Raw records:
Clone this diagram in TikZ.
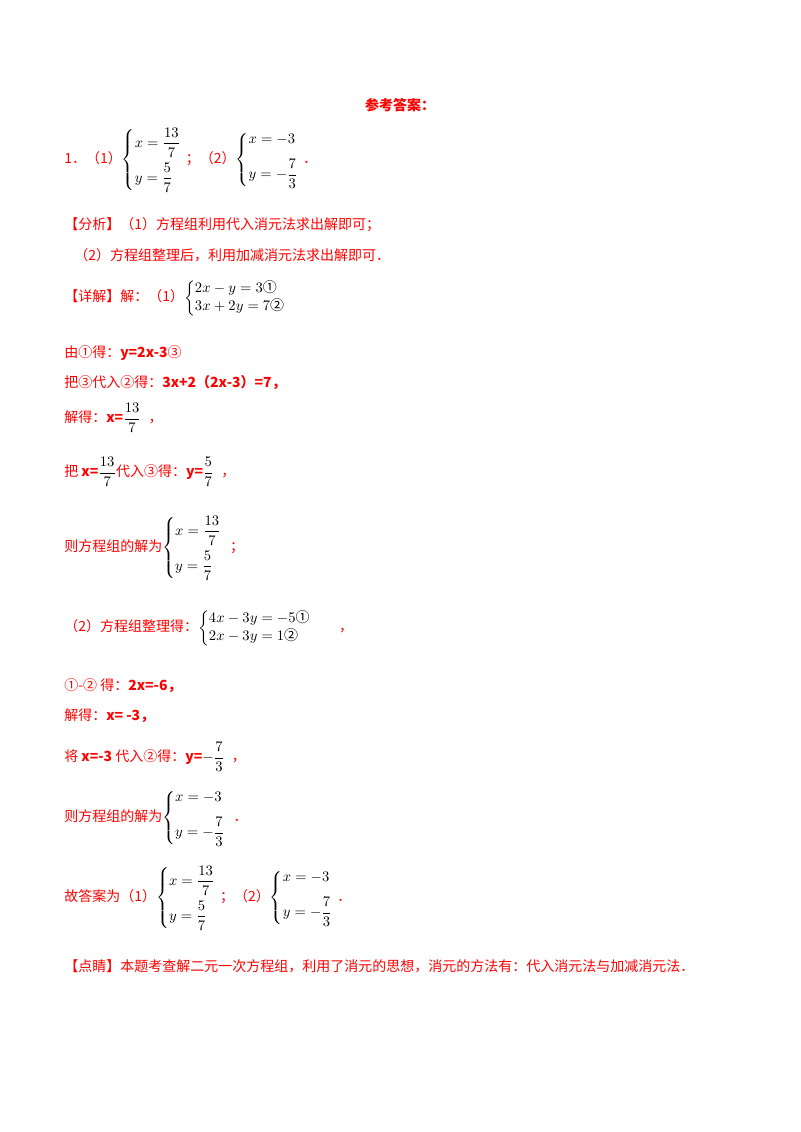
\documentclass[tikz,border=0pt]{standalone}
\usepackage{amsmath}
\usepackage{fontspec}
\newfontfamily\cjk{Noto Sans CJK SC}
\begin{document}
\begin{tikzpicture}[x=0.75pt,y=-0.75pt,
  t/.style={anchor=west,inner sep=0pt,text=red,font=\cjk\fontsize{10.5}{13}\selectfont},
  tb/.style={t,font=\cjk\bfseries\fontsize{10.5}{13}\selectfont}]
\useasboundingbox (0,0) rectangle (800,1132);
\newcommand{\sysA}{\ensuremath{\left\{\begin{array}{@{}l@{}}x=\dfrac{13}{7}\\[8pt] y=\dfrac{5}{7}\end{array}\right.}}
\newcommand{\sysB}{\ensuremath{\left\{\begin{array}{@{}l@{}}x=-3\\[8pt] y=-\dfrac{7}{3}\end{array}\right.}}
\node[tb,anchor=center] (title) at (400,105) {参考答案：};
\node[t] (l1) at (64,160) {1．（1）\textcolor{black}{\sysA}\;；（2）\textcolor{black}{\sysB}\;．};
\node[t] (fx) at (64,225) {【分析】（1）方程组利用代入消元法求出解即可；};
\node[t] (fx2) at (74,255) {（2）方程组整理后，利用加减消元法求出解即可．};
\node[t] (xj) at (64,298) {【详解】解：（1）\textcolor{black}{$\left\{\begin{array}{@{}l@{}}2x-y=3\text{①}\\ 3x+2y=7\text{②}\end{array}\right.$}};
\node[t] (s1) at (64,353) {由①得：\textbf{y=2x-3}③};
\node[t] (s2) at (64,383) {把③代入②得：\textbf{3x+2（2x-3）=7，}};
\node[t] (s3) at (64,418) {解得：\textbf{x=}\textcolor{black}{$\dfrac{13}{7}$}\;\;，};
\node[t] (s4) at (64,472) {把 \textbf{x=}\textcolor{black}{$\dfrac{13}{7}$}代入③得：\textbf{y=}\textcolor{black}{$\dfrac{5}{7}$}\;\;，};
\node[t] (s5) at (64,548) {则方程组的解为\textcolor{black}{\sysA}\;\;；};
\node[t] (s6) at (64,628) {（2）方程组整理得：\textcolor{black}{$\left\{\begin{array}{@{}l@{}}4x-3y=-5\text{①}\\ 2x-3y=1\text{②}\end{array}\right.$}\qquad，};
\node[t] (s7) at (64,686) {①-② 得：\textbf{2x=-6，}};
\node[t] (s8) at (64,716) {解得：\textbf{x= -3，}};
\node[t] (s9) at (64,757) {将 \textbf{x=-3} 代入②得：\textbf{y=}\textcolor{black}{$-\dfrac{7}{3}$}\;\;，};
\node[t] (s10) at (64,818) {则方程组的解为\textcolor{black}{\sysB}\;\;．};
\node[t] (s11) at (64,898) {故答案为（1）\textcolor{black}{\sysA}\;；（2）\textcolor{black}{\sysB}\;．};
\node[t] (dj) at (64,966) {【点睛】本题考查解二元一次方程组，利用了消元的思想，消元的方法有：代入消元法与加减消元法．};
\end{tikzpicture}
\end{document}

==

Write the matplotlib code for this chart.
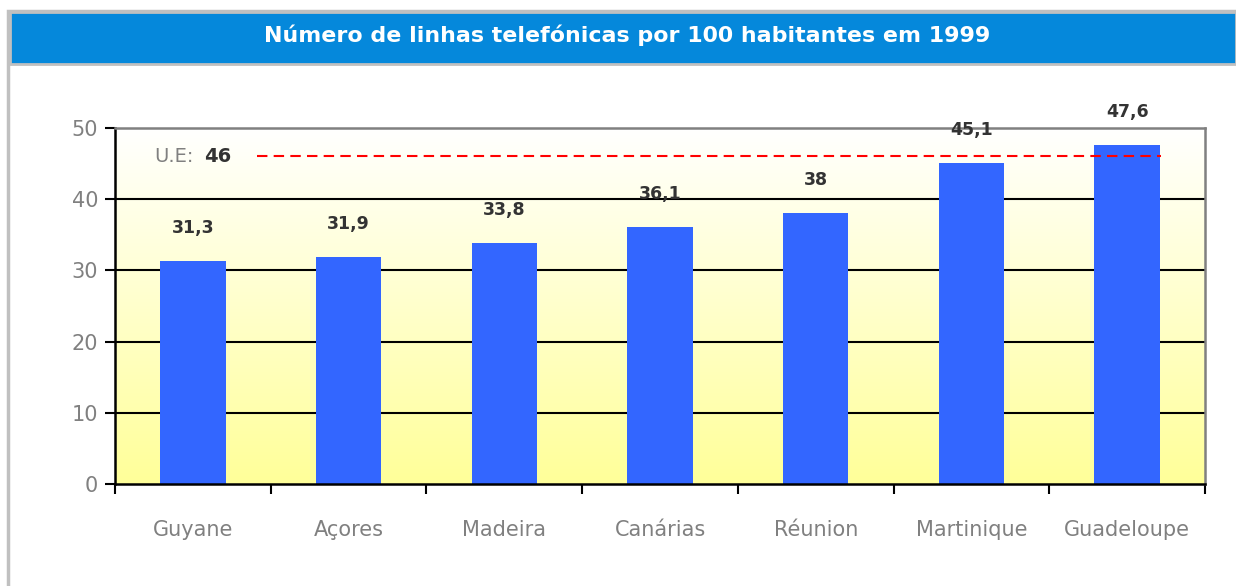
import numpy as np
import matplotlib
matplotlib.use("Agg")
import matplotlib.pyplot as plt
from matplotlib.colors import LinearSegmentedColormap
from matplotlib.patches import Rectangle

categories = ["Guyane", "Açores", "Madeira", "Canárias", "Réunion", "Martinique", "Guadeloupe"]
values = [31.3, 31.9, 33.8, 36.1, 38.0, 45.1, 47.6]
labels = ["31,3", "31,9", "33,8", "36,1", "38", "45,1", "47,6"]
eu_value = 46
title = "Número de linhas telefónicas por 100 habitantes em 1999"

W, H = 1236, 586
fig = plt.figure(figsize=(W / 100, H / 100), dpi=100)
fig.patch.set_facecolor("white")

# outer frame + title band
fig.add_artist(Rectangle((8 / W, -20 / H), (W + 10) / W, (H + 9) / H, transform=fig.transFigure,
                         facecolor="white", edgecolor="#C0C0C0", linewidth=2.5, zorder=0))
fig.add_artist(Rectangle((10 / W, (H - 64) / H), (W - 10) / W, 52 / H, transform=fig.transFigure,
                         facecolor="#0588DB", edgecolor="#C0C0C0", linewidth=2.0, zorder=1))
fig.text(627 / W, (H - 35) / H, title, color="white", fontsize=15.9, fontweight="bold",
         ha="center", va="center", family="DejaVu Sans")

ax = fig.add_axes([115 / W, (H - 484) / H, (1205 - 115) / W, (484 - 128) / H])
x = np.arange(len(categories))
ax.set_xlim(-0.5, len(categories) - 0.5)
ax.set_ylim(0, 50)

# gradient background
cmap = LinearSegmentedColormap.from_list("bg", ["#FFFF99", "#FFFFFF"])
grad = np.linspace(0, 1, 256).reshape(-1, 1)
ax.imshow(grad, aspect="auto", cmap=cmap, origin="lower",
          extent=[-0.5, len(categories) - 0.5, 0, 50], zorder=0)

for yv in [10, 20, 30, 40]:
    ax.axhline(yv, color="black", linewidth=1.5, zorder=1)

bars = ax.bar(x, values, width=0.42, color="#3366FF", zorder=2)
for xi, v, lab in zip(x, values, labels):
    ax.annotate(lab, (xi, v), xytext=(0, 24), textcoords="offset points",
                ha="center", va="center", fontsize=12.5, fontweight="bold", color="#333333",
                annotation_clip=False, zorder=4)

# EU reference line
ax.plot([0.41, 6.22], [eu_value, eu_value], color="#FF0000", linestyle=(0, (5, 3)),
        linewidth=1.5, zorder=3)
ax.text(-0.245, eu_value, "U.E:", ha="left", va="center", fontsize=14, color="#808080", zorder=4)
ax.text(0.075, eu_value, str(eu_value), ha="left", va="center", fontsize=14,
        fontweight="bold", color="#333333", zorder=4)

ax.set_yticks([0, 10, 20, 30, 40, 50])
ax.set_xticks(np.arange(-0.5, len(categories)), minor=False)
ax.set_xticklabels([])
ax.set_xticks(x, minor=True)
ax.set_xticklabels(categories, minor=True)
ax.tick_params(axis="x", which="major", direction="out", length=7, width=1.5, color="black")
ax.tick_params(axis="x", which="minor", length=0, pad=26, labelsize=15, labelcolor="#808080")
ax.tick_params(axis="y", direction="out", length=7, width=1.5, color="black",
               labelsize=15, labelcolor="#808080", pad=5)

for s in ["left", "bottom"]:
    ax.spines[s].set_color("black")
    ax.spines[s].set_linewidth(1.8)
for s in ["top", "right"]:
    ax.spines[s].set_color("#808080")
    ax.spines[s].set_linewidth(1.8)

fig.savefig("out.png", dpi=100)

• **Aim of the exercise**: Look through the material above. Copy each line where the word "this" appears.

• **Solved exercise**:
Clone this diagram in TikZ.
Write the matplotlib code for this chart.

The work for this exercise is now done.